- TASK MATERIAL:
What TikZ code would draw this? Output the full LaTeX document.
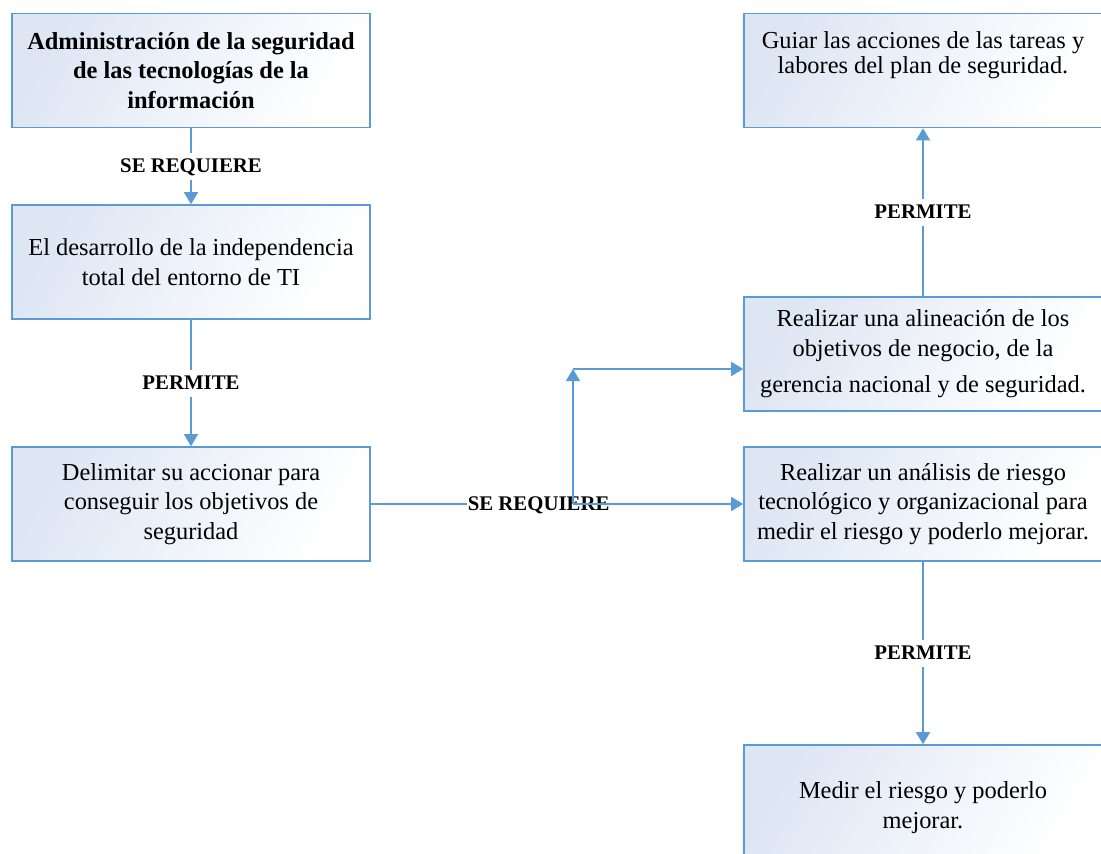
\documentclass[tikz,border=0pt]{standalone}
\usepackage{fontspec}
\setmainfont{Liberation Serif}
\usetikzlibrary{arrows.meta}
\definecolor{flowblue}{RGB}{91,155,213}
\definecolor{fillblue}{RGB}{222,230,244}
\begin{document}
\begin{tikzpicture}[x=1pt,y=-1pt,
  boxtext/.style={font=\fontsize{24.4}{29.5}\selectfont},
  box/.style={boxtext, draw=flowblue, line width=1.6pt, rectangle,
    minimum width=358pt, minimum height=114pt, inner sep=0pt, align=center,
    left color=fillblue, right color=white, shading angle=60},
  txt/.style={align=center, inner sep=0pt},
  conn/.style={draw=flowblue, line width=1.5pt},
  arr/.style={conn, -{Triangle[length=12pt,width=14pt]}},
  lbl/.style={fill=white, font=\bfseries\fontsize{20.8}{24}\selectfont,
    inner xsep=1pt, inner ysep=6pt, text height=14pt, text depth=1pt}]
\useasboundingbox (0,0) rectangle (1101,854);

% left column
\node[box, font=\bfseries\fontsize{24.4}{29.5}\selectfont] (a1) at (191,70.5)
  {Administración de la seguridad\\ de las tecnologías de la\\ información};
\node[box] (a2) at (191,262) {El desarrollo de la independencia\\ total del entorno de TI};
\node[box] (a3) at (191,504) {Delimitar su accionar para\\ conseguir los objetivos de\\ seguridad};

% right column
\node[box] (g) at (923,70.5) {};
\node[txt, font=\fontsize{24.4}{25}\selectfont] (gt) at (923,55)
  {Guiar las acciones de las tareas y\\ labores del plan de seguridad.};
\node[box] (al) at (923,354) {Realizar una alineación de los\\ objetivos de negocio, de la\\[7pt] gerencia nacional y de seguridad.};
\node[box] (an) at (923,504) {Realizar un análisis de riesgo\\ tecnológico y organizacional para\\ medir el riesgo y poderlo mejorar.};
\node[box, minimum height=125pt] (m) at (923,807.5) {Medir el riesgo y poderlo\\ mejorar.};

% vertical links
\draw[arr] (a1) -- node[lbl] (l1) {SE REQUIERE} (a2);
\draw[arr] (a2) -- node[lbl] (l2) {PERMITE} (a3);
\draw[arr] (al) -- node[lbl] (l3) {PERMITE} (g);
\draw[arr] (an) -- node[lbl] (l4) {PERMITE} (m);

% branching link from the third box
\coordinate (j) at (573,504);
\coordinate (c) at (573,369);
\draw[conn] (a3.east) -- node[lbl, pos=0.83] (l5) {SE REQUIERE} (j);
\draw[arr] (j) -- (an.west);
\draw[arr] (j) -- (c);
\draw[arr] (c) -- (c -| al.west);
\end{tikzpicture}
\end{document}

...

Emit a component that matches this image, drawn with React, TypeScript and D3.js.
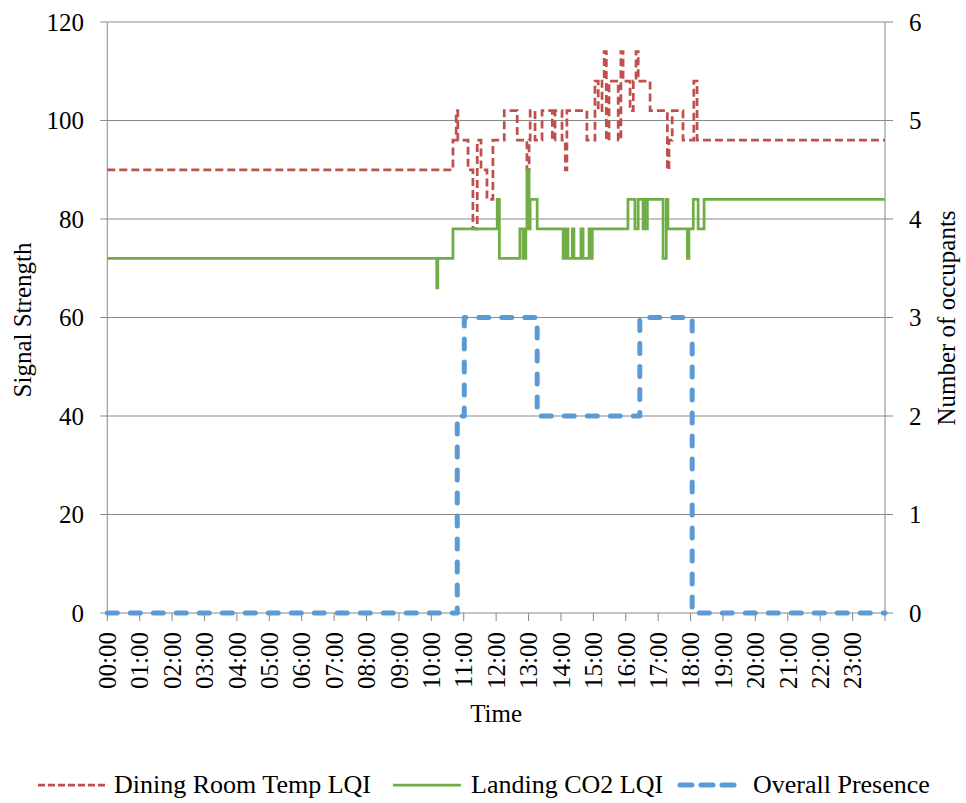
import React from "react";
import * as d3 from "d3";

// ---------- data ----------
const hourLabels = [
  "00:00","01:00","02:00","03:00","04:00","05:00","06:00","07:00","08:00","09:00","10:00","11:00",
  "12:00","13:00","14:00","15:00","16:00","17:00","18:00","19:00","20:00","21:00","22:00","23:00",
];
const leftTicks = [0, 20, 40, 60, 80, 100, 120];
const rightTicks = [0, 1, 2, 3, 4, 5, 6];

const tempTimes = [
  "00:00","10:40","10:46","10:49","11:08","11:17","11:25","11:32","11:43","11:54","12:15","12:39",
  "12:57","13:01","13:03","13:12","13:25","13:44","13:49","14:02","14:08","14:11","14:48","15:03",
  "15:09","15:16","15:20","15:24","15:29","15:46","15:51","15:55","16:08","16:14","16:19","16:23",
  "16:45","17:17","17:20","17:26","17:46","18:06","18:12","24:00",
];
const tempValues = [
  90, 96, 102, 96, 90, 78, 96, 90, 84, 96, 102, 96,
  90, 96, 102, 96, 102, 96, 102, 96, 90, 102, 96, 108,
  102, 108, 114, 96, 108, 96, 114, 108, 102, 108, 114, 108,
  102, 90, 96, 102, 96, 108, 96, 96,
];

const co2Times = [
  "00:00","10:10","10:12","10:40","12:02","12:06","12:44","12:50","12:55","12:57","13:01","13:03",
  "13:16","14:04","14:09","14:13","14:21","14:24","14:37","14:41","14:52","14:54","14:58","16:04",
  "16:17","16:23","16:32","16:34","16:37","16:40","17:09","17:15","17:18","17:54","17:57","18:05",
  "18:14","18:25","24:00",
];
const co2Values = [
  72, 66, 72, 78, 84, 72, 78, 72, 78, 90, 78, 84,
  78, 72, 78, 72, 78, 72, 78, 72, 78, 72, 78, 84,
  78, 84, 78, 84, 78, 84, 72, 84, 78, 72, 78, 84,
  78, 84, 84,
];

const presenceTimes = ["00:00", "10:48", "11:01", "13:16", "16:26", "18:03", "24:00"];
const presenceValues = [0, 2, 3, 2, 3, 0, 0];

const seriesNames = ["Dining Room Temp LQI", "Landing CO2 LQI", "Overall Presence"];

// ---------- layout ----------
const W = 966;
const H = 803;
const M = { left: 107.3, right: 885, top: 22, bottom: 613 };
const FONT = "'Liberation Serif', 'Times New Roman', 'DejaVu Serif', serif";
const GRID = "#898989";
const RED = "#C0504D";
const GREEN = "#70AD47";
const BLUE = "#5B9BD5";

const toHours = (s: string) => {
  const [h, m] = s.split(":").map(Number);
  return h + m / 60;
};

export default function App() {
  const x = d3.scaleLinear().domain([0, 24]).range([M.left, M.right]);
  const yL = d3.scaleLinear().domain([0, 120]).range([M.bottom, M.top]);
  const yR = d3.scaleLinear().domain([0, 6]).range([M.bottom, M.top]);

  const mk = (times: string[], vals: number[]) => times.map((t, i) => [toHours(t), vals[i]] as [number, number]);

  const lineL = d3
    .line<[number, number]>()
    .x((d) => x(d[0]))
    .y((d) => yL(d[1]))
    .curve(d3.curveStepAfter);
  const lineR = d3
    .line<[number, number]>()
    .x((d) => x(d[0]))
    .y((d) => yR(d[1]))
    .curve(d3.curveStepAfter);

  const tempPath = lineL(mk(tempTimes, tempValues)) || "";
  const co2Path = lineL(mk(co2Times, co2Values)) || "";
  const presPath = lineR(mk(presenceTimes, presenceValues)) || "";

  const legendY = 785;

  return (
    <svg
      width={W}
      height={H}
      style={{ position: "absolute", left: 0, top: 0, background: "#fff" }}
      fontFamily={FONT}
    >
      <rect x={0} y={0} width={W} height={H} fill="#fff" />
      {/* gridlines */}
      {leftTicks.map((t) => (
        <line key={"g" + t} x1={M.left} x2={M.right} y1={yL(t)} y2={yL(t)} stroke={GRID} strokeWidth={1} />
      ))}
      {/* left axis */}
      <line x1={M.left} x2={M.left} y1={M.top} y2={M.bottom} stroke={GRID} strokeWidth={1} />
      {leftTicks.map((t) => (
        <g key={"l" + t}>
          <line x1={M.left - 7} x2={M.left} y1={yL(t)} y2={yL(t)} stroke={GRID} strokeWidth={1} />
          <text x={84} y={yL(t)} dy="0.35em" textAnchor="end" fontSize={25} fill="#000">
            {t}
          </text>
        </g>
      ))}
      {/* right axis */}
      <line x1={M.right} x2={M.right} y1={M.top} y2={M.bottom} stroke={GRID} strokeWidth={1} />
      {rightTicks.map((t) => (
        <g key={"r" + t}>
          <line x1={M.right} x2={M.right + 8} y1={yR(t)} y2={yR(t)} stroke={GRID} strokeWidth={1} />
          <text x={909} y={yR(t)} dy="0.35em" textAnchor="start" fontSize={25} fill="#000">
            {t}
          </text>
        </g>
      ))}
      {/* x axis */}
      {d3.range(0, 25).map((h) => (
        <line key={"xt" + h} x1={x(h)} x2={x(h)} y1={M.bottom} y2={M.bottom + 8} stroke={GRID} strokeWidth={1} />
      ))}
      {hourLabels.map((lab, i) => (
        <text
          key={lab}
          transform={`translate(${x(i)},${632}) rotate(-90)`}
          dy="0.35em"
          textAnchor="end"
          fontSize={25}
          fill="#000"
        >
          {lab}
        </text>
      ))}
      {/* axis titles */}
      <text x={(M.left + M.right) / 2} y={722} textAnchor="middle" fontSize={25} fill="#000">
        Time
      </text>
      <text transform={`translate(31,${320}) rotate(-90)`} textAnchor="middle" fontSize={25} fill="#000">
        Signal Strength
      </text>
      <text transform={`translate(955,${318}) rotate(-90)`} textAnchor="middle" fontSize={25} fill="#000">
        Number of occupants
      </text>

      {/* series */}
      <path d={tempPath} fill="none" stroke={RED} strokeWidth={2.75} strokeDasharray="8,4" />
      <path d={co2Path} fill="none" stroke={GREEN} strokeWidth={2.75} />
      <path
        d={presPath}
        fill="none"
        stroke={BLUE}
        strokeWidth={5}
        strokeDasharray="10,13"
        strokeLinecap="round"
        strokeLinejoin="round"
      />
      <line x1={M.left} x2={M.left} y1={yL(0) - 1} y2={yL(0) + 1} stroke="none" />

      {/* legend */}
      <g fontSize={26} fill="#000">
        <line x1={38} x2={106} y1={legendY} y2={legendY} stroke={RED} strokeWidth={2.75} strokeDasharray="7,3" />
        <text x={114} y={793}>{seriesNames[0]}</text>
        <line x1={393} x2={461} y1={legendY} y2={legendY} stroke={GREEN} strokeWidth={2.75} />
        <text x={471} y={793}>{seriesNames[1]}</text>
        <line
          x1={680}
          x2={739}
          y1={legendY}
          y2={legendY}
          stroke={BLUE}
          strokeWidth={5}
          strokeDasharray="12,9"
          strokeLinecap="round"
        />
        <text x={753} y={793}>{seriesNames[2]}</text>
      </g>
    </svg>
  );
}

- WRITTEN REQUEST: Copy exactly, and copy only, the lines from the one with "Emit a component" to the one with "const rightTicks = [0, 1, 2, 3, 4, 5, 6];", ends included. Pictures are not part of the copy.

- RESPONSE TO THIS TASK:
Emit a component that matches this image, drawn with React, TypeScript and D3.js.
import React from "react";
import * as d3 from "d3";

// ---------- data ----------
const hourLabels = [
  "00:00","01:00","02:00","03:00","04:00","05:00","06:00","07:00","08:00","09:00","10:00","11:00",
  "12:00","13:00","14:00","15:00","16:00","17:00","18:00","19:00","20:00","21:00","22:00","23:00",
];
const leftTicks = [0, 20, 40, 60, 80, 100, 120];
const rightTicks = [0, 1, 2, 3, 4, 5, 6];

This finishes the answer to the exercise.